(Task inputs)
= = = = = = =

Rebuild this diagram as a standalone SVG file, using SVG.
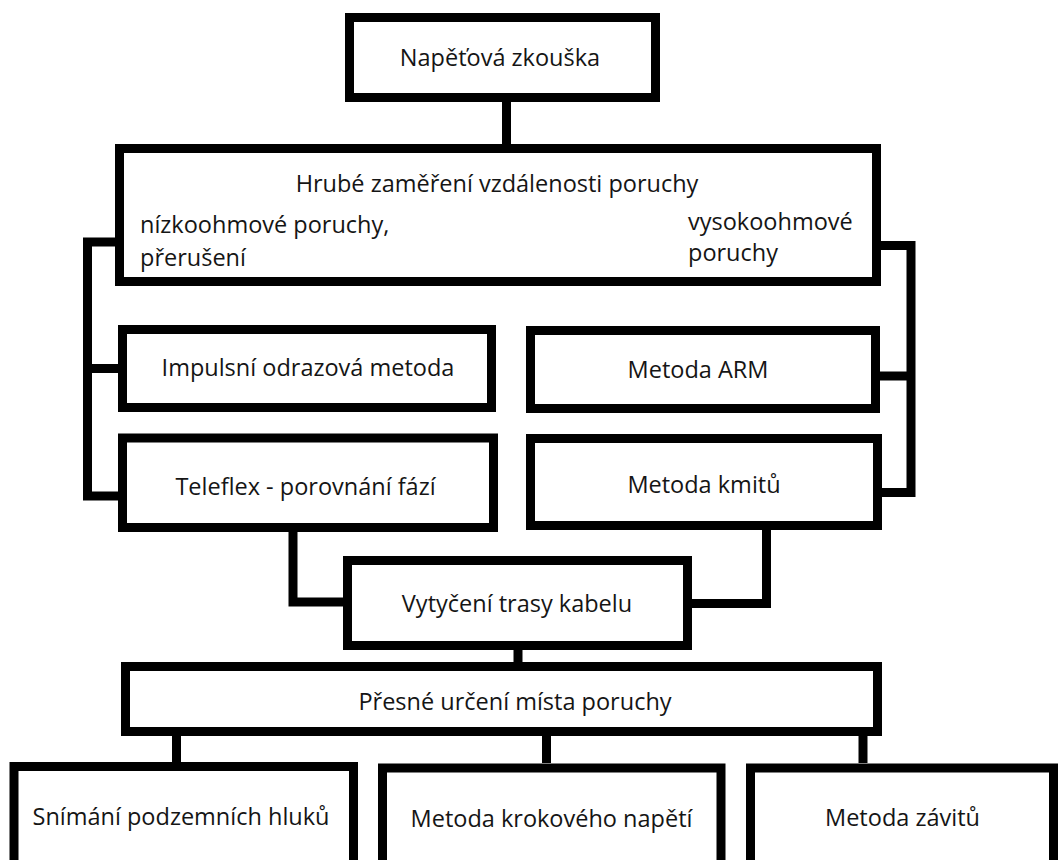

= = = = = = =

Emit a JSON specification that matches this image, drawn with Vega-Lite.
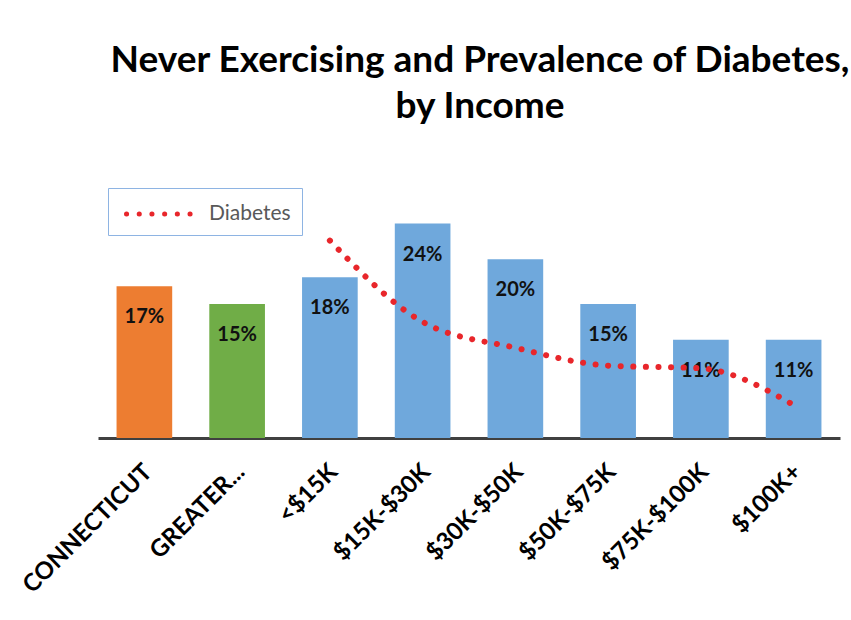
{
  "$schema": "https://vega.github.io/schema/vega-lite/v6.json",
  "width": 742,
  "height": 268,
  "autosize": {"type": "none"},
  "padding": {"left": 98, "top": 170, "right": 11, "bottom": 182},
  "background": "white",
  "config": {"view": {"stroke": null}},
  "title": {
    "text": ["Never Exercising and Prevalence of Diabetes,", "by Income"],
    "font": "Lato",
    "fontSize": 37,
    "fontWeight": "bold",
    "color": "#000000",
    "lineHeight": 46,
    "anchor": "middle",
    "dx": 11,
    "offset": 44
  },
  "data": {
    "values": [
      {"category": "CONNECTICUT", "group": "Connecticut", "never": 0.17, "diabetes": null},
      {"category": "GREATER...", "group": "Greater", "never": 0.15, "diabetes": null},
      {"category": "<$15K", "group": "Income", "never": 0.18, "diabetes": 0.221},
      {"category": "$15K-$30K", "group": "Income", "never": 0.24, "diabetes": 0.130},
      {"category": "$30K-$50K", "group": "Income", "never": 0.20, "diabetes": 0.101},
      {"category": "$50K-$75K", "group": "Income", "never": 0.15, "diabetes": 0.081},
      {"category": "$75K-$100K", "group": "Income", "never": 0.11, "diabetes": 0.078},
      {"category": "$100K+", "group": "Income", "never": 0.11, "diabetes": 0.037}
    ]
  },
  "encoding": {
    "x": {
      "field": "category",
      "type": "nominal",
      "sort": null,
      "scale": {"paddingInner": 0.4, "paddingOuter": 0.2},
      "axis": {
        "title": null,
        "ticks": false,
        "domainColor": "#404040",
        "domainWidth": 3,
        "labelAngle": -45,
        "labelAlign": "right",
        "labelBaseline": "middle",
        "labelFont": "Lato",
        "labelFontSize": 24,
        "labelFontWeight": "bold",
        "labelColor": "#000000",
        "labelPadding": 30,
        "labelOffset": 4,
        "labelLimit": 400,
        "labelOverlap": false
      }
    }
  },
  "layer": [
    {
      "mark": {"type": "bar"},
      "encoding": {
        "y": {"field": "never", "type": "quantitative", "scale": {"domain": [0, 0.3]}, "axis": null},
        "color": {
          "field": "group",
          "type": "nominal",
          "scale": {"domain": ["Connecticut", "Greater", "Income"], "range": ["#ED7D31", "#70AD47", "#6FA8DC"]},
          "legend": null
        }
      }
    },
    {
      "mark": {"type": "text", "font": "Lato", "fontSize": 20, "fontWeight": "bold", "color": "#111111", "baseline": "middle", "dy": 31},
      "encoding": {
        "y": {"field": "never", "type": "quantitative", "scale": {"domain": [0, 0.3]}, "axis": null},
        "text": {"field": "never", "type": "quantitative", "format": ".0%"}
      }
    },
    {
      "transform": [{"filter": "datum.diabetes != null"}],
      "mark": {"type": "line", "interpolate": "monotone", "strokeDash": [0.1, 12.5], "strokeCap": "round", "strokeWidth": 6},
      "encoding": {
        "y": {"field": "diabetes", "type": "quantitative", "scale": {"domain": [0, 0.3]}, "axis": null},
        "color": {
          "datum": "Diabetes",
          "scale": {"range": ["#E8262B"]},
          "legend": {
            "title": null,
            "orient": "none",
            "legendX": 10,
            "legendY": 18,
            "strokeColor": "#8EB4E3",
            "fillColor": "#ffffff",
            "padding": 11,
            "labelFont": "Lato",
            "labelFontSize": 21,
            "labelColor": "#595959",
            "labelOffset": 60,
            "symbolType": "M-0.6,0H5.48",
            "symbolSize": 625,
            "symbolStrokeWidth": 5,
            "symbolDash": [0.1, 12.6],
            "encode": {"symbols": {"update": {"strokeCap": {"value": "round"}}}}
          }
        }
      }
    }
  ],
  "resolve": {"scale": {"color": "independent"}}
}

= = = = = = =

(What is expected) Gather each line of the records holding the string "this".

(Finished answer)
Rebuild this diagram as a standalone SVG file, using SVG.
Emit a JSON specification that matches this image, drawn with Vega-Lite.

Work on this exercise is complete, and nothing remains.